PROVIDED RECORDS:
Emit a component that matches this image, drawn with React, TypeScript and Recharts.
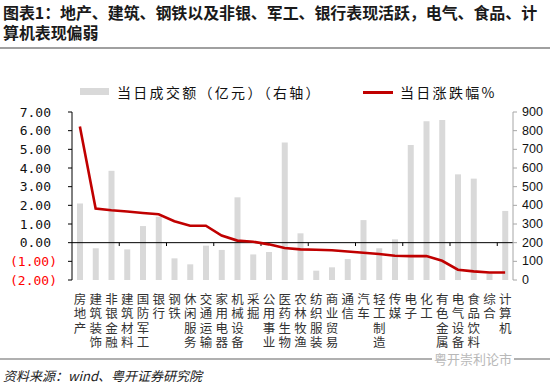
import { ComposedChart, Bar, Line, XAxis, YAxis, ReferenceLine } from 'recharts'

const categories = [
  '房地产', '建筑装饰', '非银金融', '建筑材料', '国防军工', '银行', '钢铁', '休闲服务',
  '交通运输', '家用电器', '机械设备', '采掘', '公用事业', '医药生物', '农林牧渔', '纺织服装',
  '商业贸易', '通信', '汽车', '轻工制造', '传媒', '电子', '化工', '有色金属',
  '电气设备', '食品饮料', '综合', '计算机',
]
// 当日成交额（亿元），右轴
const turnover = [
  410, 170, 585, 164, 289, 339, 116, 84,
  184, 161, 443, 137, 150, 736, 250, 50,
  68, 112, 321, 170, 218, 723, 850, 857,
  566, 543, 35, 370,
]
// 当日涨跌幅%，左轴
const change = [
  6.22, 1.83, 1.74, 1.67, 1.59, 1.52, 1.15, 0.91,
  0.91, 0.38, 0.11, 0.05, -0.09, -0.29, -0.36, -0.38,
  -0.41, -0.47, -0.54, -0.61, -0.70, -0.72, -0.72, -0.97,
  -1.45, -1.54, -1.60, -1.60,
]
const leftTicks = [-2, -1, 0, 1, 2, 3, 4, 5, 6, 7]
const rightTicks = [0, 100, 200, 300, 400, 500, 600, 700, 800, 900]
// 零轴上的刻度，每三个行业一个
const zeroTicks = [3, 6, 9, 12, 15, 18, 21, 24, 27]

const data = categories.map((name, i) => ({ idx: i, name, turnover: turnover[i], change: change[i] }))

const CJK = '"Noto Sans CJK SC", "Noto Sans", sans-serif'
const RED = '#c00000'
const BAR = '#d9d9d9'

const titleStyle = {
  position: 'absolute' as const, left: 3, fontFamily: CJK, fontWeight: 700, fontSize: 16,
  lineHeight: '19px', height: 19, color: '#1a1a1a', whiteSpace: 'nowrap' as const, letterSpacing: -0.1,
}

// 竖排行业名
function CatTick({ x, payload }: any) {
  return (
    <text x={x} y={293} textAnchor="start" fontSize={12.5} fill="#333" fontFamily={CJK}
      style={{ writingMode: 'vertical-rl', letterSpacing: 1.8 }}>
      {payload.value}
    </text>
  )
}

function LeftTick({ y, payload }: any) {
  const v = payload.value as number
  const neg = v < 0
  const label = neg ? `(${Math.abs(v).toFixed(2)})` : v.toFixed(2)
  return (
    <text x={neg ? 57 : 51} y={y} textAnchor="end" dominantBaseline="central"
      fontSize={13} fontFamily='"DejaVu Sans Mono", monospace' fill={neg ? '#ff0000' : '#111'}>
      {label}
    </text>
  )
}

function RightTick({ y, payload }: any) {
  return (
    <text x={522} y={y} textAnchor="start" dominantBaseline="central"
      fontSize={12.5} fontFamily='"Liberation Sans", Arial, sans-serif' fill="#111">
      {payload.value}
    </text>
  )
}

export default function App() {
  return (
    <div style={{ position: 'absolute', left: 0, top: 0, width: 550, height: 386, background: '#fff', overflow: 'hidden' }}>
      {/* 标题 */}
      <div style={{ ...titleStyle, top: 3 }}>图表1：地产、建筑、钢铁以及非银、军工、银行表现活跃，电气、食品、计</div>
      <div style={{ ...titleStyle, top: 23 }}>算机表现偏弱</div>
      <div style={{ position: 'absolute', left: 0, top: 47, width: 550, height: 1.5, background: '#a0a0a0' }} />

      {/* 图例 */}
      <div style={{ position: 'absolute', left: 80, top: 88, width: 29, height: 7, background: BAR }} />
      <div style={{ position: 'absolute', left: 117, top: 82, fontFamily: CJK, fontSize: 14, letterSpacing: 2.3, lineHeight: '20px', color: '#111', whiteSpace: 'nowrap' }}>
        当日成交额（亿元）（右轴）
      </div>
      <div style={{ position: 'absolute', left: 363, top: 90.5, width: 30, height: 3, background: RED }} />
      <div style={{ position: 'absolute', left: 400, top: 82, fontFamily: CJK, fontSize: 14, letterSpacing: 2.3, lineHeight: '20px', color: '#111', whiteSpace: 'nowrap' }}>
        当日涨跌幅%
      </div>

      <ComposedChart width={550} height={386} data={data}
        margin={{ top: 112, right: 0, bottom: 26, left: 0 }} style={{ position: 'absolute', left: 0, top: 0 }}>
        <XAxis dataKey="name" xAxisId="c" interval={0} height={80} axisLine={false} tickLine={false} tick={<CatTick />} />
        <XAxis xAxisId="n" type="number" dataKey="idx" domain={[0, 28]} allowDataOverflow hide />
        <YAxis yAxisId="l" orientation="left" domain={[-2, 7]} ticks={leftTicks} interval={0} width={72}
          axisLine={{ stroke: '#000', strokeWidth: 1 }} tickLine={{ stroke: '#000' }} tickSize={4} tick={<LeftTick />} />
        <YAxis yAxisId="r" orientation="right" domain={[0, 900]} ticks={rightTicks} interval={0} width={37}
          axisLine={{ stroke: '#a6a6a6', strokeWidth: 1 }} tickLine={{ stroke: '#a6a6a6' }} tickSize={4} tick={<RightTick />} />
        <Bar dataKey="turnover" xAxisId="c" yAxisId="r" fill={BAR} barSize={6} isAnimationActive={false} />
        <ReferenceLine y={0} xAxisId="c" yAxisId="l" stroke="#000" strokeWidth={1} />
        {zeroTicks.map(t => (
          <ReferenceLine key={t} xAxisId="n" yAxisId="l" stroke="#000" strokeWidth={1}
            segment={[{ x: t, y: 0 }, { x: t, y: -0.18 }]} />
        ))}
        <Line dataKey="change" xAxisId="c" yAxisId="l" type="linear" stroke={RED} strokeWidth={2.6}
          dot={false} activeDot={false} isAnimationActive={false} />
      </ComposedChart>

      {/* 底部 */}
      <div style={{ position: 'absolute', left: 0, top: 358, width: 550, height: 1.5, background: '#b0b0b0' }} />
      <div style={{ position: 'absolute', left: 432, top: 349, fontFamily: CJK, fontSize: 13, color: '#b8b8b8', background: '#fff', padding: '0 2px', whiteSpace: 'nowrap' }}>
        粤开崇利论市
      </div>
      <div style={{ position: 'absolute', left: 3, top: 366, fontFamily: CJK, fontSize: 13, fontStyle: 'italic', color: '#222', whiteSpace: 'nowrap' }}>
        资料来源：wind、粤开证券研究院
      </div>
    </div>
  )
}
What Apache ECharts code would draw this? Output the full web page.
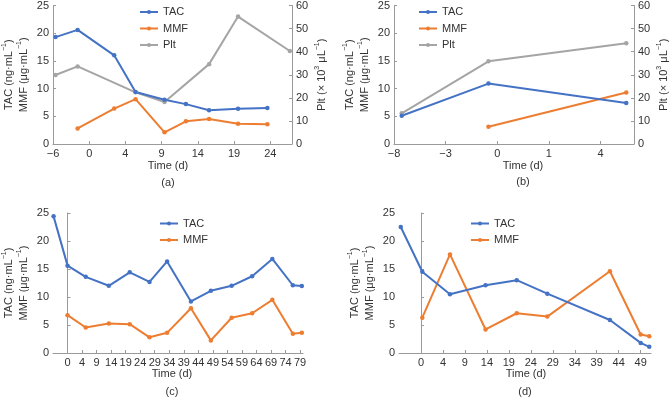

STATED EXERCISE:
Write out the lines from the start of the material to the line with "XAxis, YAxis, ReferenceLine", inclusive and exactly. Skip the pictures.

RESULT OF THIS EXERCISE:
Emit a component that matches this image, drawn with React, TypeScript and Recharts.
import { ComposedChart, Bar, Line, XAxis, YAxis, ReferenceLine } from 'recharts'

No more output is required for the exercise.